É passada a hora de superar o entendimento de que a prisão preventiva é condição de procedibilidade para o processo de extradição, passando a considerá-la o que deveria ser: uma medida cautelar excepcional. A liberdade deve ser a regra. Havendo fumus boni iuris e periculum libertatis, primeiro, verifica-se se medidas cautelares alternativas são suficientes e adequadas para garantir a executoriedade de uma futura ordem de extradição e, apenas caso não sejam, deve ser decretada, como ultima ratio e quando comprovada a sua indispensabilidade, a prisão preventiva.

 

 


[1] A constitucionalidade do artigo 84 do Estatuto do Estrangeiro foi corretamente questionada na ADPF nº 425, extinta sem julgamento de mérito, com a revogação do dispositivo pela Lei de Migração (STF, ADPF nº 425, Pleno, relator ministro Edson Fachin, j. 10.10.2018, v.u.).

[2] STF, HC nº 91.657/SP, Pleno, relator ministro Gilmar Mendes, j. 13.09.2007, m.v.

[3] STF, AgR no PPE nº 760/DF, 1ª T., relator ministro Edson Fachin, j. 10.11.2015, v.u.

[4] Nesse sentido: STF, AgRg no PPE nº 760/DF, 1ª T., relator ministro Edson Fachin, j. 10.11.2015, v.u.

[5] STF, PPE nº 1.067, relator ministro Dias Toffoli, decisão monocrática de 22.11.2022; PPE nº 1.030, relator ministro Gilmar Mendes, decisão monocrática de 05.09.2022; STF, Ext nº 1.578, relator ministro Edson Fachin, decisão monocrática em 7.5.2019; STF, PPE 874, relator ministro Ricardo Lewandowski, decisão monocrática de 8.10.2018; STF, STF, PPE nº 1.042, relator ministro André Mendonça, decisão monocrática de 19.12.2022.

[6] Antonio Magalhães Gomes Filho, Presunção de inocência e prisão cautelar. São Paulo: Saraiva, 1991, p. 40.

[7] Gustavo Henrique Badaró, A Prisão preventiva e o princípio da proporcionalidade, publicado na obra Estudos Criminais em Homenagem a Weber Martins Batista. LIMA, Marcellus Polastri e RIBEIRO, Bruno de Morais (Org.) Rio de Janeiro: Lumen Juris, 2008, p. 160.

[8] Franco Cordero, Procedura penale. Milano: Giuffrè, 2000, p. 475.

[9] STF, AgRg no HC nº 197.797/PA, 1ª T., relator ministro Roberto Barroso, relator p/ acórdão relator ministro Aurélio, j. 08.04.2021, m.v. Reiterado em STF, AgRg no HC nº 221.936/RJ, 2ª T., relator ministro Nunes Marques, relator p/ Acórdão ministro André Mendonça, j. 27.03.2023, m.v.

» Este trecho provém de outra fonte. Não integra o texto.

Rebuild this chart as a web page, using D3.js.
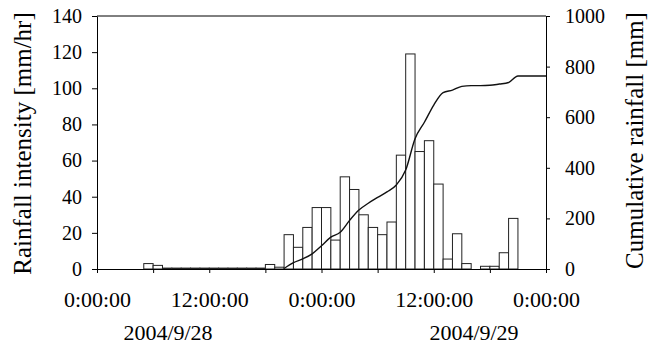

[10] STF, PPE nº 1.130, relator ministro Dias Toffoli, decisão monocrática de 29.9.2023; STF, PPE nº 1105, relator ministro. Dias Toffoli, decisão monocrática de 28.06.2023; STF, PPE nº 1.067, relator ministro Dias Toffoli, decisão monocrática de 22.11.2022.

[11] Nesse sentido, STJ, 5ª T., HC nº 422.500/CE, relator ministro Reynaldo Soares da Fonseca, j. 05.12.2017; STF, HC nº 152676/PR, 2ª T., relator ministro Edson Fachin, j. 09.04.2019.

[12] STF, PPE nº 1105, relator ministro Dias Toffoli, decisão monocrática de 28.6.2023; STF, PPE nº 1077/DF, relator ministro André Mendonça, decisão monocrática de 8.03.2023; STF, STF, PPE nº 1.030, relator ministro Gilmar Mendes, decisão monocrática de 05.09.2022.